> _Stated problem_: Return each line of the data below verbatim; pictures are to be left out.
☆ ☆ ☆ ☆ ☆
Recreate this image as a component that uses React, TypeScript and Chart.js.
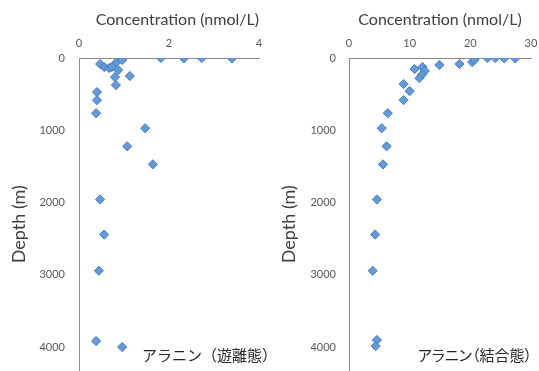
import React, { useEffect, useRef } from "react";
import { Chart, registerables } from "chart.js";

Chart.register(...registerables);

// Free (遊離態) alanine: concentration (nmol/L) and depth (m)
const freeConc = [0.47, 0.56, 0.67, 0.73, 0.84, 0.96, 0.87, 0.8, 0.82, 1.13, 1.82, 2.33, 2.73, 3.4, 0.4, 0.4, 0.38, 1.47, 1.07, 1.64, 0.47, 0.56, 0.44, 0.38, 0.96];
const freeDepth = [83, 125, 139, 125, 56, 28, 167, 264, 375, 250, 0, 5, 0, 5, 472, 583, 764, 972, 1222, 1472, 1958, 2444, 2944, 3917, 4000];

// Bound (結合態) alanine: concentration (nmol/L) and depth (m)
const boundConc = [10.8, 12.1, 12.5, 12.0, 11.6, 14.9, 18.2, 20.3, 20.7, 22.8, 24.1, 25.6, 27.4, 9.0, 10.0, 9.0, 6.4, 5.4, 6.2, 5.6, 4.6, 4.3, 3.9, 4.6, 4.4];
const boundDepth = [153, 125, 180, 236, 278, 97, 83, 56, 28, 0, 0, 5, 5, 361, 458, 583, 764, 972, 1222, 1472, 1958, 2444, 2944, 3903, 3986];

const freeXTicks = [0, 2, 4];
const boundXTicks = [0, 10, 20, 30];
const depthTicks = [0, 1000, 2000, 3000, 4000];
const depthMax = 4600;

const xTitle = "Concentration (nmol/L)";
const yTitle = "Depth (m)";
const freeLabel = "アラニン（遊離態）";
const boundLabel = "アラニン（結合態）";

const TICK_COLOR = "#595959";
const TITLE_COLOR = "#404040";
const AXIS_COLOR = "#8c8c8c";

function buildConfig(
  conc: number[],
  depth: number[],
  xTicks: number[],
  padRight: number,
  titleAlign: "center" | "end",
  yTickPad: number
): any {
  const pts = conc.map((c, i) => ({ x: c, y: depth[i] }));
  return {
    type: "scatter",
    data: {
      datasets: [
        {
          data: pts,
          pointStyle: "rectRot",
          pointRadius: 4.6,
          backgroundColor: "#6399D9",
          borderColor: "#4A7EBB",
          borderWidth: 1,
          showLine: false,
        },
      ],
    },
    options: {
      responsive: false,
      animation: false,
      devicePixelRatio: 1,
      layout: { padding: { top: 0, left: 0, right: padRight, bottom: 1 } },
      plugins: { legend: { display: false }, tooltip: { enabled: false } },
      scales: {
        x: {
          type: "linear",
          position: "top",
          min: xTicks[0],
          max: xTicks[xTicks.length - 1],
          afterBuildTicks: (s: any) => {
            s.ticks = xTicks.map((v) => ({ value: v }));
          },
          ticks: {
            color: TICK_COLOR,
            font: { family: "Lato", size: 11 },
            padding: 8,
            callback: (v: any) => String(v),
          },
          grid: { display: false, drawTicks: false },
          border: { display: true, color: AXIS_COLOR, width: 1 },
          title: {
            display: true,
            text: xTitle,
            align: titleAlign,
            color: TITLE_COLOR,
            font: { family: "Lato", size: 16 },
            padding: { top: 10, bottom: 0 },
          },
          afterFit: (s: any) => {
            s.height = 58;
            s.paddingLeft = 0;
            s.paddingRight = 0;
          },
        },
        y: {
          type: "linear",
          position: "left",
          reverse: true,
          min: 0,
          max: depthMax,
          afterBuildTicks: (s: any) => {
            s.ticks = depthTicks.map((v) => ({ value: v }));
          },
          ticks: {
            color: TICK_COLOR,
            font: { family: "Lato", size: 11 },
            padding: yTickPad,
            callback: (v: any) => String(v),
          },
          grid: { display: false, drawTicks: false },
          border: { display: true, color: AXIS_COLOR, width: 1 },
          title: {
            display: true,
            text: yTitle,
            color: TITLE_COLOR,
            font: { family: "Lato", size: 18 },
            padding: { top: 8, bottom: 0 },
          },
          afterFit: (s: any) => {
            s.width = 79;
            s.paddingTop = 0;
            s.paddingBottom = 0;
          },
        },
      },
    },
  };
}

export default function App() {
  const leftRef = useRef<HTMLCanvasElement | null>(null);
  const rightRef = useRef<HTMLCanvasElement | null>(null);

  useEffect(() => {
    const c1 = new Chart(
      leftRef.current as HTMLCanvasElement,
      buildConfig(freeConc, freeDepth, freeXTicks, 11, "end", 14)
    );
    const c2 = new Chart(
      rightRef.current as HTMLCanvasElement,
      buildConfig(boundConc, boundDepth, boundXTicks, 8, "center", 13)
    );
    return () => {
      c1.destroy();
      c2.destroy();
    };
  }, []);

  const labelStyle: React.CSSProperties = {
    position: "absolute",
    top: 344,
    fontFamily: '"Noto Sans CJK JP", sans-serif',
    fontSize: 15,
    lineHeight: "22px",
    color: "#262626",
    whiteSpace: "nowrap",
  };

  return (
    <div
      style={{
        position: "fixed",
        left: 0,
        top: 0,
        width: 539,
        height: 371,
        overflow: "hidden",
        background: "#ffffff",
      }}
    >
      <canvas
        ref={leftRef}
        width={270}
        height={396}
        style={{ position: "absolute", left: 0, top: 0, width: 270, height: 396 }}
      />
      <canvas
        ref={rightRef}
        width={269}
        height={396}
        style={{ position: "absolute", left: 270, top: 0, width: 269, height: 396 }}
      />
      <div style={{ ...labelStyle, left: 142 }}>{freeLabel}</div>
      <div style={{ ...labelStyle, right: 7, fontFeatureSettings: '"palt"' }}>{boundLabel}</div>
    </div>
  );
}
☆ ☆ ☆ ☆ ☆
> _Solution to the exercise_:
Recreate this image as a component that uses React, TypeScript and Chart.js.
import React, { useEffect, useRef } from "react";
import { Chart, registerables } from "chart.js";

Chart.register(...registerables);

// Free (遊離態) alanine: concentration (nmol/L) and depth (m)
const freeConc = [0.47, 0.56, 0.67, 0.73, 0.84, 0.96, 0.87, 0.8, 0.82, 1.13, 1.82, 2.33, 2.73, 3.4, 0.4, 0.4, 0.38, 1.47, 1.07, 1.64, 0.47, 0.56, 0.44, 0.38, 0.96];
const freeDepth = [83, 125, 139, 125, 56, 28, 167, 264, 375, 250, 0, 5, 0, 5, 472, 583, 764, 972, 1222, 1472, 1958, 2444, 2944, 3917, 4000];

// Bound (結合態) alanine: concentration (nmol/L) and depth (m)
const boundConc = [10.8, 12.1, 12.5, 12.0, 11.6, 14.9, 18.2, 20.3, 20.7, 22.8, 24.1, 25.6, 27.4, 9.0, 10.0, 9.0, 6.4, 5.4, 6.2, 5.6, 4.6, 4.3, 3.9, 4.6, 4.4];
const boundDepth = [153, 125, 180, 236, 278, 97, 83, 56, 28, 0, 0, 5, 5, 361, 458, 583, 764, 972, 1222, 1472, 1958, 2444, 2944, 3903, 3986];

const freeXTicks = [0, 2, 4];
const boundXTicks = [0, 10, 20, 30];
const depthTicks = [0, 1000, 2000, 3000, 4000];
const depthMax = 4600;

const xTitle = "Concentration (nmol/L)";
const yTitle = "Depth (m)";
const freeLabel = "アラニン（遊離態）";
const boundLabel = "アラニン（結合態）";

const TICK_COLOR = "#595959";
const TITLE_COLOR = "#404040";
const AXIS_COLOR = "#8c8c8c";

function buildConfig(
  conc: number[],
  depth: number[],
  xTicks: number[],
  padRight: number,
  titleAlign: "center" | "end",
  yTickPad: number
): any {
  const pts = conc.map((c, i) => ({ x: c, y: depth[i] }));
  return {
    type: "scatter",
    data: {
      datasets: [
        {
          data: pts,
          pointStyle: "rectRot",
          pointRadius: 4.6,
          backgroundColor: "#6399D9",
          borderColor: "#4A7EBB",
          borderWidth: 1,
          showLine: false,
        },
      ],
    },
    options: {
      responsive: false,
      animation: false,
      devicePixelRatio: 1,
      layout: { padding: { top: 0, left: 0, right: padRight, bottom: 1 } },
      plugins: { legend: { display: false }, tooltip: { enabled: false } },
      scales: {
        x: {
          type: "linear",
          position: "top",
          min: xTicks[0],
          max: xTicks[xTicks.length - 1],
          afterBuildTicks: (s: any) => {
            s.ticks = xTicks.map((v) => ({ value: v }));
          },
          ticks: {
            color: TICK_COLOR,
            font: { family: "Lato", size: 11 },
            padding: 8,
            callback: (v: any) => String(v),
          },
          grid: { display: false, drawTicks: false },
          border: { display: true, color: AXIS_COLOR, width: 1 },
          title: {
            display: true,
            text: xTitle,
            align: titleAlign,
            color: TITLE_COLOR,
            font: { family: "Lato", size: 16 },
            padding: { top: 10, bottom: 0 },
          },
          afterFit: (s: any) => {
            s.height = 58;
            s.paddingLeft = 0;
            s.paddingRight = 0;
          },
        },
        y: {
          type: "linear",
          position: "left",
          reverse: true,
          min: 0,
          max: depthMax,
          afterBuildTicks: (s: any) => {
            s.ticks = depthTicks.map((v) => ({ value: v }));
          },
          ticks: {
            color: TICK_COLOR,
            font: { family: "Lato", size: 11 },
            padding: yTickPad,
            callback: (v: any) => String(v),
          },
          grid: { display: false, drawTicks: false },
          border: { display: true, color: AXIS_COLOR, width: 1 },
          title: {
            display: true,
            text: yTitle,
            color: TITLE_COLOR,
            font: { family: "Lato", size: 18 },
            padding: { top: 8, bottom: 0 },
          },
          afterFit: (s: any) => {
            s.width = 79;
            s.paddingTop = 0;
            s.paddingBottom = 0;
          },
        },
      },
    },
  };
}

export default function App() {
  const leftRef = useRef<HTMLCanvasElement | null>(null);
  const rightRef = useRef<HTMLCanvasElement | null>(null);

  useEffect(() => {
    const c1 = new Chart(
      leftRef.current as HTMLCanvasElement,
      buildConfig(freeConc, freeDepth, freeXTicks, 11, "end", 14)
    );
    const c2 = new Chart(
      rightRef.current as HTMLCanvasElement,
      buildConfig(boundConc, boundDepth, boundXTicks, 8, "center", 13)
    );
    return () => {
      c1.destroy();
      c2.destroy();
    };
  }, []);

  const labelStyle: React.CSSProperties = {
    position: "absolute",
    top: 344,
    fontFamily: '"Noto Sans CJK JP", sans-serif',
    fontSize: 15,
    lineHeight: "22px",
    color: "#262626",
    whiteSpace: "nowrap",
  };

  return (
    <div
      style={{
        position: "fixed",
        left: 0,
        top: 0,
        width: 539,
        height: 371,
        overflow: "hidden",
        background: "#ffffff",
      }}
    >
      <canvas
        ref={leftRef}
        width={270}
        height={396}
        style={{ position: "absolute", left: 0, top: 0, width: 270, height: 396 }}
      />
      <canvas
        ref={rightRef}
        width={269}
        height={396}
        style={{ position: "absolute", left: 270, top: 0, width: 269, height: 396 }}
      />
      <div style={{ ...labelStyle, left: 142 }}>{freeLabel}</div>
      <div style={{ ...labelStyle, right: 7, fontFeatureSettings: '"palt"' }}>{boundLabel}</div>
    </div>
  );
}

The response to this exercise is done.